===== DATA PROVIDED =====

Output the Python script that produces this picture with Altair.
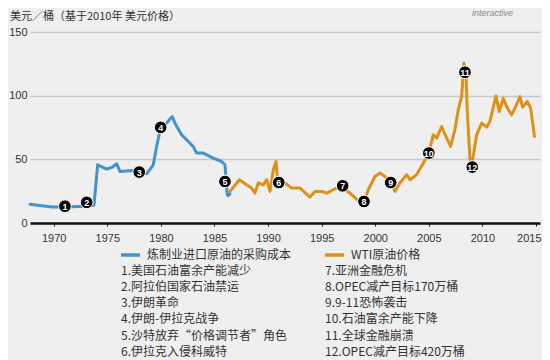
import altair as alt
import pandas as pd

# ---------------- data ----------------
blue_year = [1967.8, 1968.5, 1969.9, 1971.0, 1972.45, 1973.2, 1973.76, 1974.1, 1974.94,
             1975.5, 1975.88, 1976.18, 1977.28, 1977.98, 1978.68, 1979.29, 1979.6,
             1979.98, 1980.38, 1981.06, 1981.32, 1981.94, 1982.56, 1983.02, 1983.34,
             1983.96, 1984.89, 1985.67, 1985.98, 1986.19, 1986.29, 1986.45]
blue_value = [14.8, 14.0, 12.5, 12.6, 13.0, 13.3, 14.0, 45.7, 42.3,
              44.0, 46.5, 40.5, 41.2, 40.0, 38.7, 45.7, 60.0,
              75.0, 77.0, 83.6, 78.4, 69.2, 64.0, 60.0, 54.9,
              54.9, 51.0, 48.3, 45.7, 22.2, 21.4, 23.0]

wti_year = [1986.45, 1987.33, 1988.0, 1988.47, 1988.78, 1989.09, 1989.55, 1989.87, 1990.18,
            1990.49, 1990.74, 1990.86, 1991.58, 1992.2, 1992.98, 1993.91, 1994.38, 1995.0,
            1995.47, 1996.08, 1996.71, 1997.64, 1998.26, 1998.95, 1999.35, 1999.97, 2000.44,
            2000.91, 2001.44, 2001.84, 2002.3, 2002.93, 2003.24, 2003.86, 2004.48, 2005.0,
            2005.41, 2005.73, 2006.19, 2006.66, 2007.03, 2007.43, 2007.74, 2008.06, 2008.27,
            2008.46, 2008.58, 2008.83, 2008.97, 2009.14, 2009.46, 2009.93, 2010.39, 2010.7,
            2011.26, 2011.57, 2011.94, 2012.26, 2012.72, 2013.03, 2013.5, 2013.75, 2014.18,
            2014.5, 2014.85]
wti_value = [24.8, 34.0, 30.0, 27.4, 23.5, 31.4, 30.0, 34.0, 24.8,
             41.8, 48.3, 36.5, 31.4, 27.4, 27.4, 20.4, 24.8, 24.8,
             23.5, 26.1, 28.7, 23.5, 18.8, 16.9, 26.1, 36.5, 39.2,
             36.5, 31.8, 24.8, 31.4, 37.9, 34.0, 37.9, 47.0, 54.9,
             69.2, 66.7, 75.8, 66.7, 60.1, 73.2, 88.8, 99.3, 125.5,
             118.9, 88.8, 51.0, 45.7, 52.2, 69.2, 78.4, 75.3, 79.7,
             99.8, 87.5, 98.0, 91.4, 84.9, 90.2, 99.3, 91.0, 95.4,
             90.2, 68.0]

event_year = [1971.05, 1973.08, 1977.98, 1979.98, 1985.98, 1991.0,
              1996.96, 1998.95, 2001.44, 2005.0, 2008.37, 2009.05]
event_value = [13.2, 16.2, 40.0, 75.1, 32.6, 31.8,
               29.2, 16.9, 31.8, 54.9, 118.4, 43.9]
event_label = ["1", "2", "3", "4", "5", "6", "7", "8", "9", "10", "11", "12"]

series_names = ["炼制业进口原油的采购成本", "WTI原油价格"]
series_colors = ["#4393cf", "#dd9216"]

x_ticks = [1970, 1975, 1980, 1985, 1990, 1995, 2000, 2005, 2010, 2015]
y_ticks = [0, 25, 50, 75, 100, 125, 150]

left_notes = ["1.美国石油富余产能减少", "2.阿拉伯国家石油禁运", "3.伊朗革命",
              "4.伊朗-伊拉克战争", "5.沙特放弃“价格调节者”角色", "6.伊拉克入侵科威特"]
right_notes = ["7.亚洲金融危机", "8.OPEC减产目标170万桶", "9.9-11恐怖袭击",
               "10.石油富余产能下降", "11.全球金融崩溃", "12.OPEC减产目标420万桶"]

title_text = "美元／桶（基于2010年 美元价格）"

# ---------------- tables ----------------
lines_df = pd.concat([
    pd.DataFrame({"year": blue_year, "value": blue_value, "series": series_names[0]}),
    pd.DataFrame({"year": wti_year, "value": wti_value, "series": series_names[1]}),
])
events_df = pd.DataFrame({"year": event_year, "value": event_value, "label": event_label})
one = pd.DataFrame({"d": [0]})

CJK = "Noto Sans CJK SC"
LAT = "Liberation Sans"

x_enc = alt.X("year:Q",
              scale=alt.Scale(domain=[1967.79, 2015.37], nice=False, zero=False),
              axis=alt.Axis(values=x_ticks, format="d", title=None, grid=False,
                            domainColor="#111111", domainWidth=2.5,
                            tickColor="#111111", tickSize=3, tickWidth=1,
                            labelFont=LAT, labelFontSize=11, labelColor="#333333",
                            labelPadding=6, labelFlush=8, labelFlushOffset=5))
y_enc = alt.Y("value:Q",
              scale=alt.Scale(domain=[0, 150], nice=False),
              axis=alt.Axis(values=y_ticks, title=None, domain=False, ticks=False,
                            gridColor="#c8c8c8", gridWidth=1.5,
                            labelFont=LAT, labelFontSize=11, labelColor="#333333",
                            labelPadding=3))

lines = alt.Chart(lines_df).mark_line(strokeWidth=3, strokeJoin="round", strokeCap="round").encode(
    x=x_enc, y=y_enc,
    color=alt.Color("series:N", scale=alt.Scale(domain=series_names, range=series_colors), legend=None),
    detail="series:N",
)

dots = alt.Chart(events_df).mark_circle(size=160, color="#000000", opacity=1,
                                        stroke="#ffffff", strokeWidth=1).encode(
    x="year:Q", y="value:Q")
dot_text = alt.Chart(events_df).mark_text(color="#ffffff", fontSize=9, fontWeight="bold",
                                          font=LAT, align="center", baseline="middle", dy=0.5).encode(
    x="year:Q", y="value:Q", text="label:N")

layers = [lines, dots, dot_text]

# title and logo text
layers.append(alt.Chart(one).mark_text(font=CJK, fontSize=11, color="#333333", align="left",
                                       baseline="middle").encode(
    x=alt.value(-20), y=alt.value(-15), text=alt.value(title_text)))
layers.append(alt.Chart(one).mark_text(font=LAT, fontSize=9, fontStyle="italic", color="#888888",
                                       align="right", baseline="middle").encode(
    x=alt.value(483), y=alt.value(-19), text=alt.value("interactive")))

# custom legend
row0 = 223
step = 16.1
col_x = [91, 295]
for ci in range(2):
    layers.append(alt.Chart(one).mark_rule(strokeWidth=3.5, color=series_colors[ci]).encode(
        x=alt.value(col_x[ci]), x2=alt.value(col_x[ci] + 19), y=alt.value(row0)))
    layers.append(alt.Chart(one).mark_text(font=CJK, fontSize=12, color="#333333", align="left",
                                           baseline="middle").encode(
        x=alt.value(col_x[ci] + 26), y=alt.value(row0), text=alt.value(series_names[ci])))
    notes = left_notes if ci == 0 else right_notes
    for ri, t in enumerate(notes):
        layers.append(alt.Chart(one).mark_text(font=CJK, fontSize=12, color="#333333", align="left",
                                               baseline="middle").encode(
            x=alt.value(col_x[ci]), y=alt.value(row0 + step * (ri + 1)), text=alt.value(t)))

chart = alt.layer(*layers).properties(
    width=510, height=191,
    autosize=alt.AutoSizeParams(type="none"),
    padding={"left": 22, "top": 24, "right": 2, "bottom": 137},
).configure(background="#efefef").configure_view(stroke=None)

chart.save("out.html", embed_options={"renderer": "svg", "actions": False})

=====

Without the pictures, return the listing above from its first line through the line that has "import pandas as pd".

Output the Python script that produces this picture with Altair.
import altair as alt
import pandas as pd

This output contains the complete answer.